What to work on: Locate the string "this" throughout the material and copy every line in which it occurs.

Dataset entries:
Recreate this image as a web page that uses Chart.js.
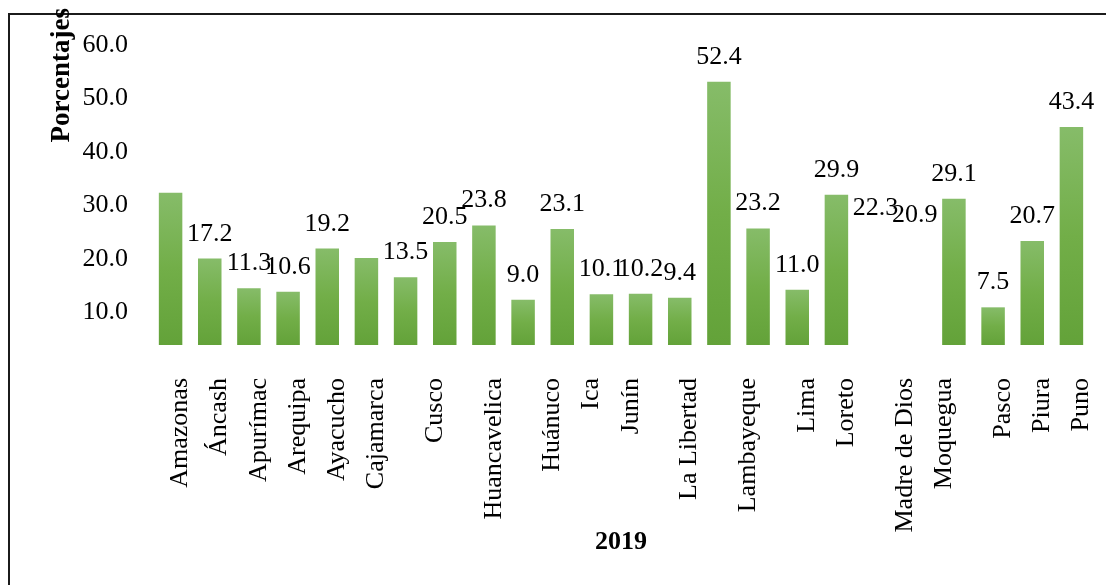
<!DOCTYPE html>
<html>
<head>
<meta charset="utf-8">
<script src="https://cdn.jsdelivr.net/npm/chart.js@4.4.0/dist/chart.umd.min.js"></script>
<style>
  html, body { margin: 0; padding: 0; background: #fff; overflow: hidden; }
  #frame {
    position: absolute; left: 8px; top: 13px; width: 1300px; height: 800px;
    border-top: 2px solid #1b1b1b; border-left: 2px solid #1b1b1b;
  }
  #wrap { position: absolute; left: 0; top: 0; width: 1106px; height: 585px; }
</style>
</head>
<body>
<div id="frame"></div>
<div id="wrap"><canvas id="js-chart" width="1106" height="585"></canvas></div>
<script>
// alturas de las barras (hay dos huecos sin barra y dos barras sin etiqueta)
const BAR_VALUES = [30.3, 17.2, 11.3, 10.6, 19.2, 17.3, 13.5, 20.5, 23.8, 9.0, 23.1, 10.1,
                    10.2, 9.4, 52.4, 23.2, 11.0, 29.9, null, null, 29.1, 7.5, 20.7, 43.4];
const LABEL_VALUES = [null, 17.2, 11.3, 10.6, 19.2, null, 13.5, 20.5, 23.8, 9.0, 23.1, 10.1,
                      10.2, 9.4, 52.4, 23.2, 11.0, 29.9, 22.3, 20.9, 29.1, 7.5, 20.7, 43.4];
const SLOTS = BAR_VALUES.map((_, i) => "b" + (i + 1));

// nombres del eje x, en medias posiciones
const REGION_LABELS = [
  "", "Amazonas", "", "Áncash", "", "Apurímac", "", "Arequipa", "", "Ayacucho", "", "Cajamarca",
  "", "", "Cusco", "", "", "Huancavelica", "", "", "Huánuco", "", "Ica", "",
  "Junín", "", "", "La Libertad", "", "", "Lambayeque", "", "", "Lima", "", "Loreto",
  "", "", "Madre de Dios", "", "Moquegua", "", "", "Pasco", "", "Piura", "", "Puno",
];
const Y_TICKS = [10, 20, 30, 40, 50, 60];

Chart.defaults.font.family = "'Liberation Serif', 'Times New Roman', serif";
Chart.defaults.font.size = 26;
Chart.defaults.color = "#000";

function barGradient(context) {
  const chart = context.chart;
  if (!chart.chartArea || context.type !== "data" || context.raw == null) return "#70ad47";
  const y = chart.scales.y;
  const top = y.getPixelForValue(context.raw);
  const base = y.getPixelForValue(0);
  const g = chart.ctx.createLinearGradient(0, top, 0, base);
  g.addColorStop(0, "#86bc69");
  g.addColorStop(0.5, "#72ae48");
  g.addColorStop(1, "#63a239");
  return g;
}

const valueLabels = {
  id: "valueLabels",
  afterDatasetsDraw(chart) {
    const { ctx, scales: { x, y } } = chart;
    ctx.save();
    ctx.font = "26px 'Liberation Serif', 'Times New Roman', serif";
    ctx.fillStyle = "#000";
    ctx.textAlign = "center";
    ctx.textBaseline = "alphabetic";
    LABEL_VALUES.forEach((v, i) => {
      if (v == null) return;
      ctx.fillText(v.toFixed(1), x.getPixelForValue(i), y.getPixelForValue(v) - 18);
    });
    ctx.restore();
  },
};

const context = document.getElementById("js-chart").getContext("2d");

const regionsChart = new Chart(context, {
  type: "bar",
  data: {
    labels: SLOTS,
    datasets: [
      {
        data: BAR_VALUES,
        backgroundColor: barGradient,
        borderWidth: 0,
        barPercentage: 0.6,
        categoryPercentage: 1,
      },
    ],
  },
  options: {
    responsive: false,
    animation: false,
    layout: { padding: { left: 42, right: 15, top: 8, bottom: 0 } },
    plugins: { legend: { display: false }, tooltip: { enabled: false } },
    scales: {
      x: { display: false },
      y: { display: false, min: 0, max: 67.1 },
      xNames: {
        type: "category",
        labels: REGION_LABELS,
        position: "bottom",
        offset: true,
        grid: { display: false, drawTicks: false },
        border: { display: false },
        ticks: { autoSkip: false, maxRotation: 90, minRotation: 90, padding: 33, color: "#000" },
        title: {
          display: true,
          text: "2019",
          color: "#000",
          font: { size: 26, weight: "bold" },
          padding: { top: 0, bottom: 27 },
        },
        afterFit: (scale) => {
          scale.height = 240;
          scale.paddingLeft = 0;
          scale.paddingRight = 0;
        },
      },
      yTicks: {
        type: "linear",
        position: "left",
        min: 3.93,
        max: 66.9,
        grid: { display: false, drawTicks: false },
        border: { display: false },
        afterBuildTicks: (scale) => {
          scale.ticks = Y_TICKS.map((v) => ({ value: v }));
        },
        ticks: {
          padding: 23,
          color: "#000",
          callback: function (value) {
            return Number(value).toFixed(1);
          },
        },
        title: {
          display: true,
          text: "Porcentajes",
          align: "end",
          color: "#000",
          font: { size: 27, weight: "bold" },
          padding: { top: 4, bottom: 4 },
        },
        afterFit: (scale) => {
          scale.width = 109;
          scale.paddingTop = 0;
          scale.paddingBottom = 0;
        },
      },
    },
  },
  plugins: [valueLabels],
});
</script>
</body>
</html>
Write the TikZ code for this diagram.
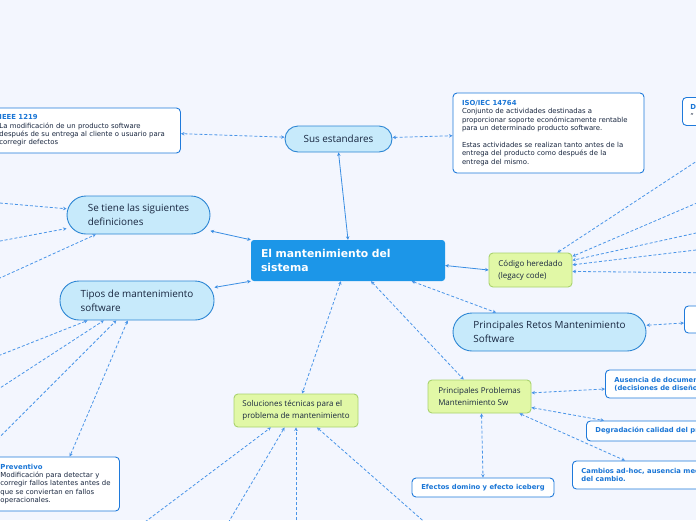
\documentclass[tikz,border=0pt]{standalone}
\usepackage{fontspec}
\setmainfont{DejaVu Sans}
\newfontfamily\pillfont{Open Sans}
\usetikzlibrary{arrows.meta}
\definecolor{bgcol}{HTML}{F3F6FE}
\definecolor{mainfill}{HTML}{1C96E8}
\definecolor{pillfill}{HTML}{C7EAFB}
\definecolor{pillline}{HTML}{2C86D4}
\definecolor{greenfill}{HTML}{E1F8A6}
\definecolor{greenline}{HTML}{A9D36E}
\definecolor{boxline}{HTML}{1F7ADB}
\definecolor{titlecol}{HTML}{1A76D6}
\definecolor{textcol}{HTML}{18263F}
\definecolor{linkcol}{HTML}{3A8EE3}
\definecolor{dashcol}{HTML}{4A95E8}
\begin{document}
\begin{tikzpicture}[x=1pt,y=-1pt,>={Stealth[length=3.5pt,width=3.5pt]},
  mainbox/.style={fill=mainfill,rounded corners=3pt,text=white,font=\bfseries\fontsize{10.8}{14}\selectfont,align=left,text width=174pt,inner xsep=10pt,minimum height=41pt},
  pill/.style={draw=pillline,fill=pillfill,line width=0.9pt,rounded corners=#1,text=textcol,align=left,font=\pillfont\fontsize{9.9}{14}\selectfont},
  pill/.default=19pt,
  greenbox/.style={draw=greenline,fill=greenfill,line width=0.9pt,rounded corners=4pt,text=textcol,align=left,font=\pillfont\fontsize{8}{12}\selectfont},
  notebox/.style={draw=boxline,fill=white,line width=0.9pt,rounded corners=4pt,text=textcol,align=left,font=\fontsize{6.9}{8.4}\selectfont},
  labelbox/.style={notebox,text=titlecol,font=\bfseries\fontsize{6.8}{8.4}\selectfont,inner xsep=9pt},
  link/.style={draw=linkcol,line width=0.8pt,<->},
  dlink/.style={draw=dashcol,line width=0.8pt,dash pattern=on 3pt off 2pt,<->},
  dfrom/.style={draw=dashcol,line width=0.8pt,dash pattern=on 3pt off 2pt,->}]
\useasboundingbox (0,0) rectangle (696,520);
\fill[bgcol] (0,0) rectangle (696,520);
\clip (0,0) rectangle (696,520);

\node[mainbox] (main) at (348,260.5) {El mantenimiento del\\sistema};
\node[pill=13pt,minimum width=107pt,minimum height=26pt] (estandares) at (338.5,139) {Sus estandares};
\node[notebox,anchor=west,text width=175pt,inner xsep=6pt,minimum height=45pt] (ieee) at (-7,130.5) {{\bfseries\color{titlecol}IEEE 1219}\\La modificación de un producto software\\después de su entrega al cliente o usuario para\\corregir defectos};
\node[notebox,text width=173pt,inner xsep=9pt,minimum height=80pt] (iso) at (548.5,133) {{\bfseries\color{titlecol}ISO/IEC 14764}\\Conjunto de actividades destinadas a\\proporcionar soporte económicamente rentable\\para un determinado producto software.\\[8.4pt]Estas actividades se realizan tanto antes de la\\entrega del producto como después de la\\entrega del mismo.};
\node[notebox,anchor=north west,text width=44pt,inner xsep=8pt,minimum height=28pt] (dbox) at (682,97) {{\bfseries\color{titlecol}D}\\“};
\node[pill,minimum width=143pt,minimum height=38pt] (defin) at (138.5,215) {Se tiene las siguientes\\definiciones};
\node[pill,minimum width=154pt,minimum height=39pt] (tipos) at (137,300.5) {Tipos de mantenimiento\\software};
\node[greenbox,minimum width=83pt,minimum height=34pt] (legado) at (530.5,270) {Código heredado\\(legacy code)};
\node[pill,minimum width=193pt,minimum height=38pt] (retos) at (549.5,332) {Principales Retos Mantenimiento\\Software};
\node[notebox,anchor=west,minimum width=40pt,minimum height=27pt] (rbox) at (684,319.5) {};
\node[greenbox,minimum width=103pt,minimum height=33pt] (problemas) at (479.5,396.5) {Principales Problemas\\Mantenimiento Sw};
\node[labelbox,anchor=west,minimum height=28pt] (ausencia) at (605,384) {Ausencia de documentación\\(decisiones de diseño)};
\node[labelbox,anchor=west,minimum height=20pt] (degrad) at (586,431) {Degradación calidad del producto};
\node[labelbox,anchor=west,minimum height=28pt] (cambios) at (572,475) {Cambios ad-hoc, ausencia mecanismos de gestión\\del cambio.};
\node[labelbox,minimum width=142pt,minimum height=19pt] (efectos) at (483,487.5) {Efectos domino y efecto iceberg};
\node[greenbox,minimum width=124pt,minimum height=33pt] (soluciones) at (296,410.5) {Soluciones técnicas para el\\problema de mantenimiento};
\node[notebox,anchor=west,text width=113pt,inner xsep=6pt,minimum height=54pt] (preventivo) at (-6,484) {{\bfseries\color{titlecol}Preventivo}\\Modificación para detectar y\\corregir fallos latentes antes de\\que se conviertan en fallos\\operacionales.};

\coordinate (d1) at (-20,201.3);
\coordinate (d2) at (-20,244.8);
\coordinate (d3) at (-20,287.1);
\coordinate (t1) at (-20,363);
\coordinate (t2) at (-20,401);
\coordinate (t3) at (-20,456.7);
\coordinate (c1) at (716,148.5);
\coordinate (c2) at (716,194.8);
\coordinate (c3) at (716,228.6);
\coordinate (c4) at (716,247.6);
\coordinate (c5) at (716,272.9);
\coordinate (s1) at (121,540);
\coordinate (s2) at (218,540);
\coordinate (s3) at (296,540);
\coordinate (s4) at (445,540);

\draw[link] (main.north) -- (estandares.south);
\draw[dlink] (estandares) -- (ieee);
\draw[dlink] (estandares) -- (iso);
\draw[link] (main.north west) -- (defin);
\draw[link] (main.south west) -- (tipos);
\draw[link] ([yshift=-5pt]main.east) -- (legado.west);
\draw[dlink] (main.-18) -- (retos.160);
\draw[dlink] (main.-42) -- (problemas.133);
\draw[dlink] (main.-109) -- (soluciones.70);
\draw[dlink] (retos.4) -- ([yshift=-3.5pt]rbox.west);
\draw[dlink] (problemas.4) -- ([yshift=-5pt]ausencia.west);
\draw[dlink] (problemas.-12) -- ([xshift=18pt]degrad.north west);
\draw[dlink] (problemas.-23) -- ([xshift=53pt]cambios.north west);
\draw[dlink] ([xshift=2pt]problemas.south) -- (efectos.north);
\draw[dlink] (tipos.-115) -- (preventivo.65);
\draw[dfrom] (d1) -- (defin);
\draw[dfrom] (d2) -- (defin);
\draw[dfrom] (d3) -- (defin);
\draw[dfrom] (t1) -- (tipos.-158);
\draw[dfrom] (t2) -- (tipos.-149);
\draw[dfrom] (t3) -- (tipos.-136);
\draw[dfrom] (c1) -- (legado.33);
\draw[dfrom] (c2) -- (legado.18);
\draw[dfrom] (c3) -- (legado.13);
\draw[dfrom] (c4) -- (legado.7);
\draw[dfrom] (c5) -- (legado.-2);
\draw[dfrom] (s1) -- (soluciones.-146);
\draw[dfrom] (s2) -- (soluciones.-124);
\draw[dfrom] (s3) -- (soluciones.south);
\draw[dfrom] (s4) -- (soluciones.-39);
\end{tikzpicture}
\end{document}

Answer to the exercise:
Recreate this image as a web page that uses Chart.js.
Write the TikZ code for this diagram.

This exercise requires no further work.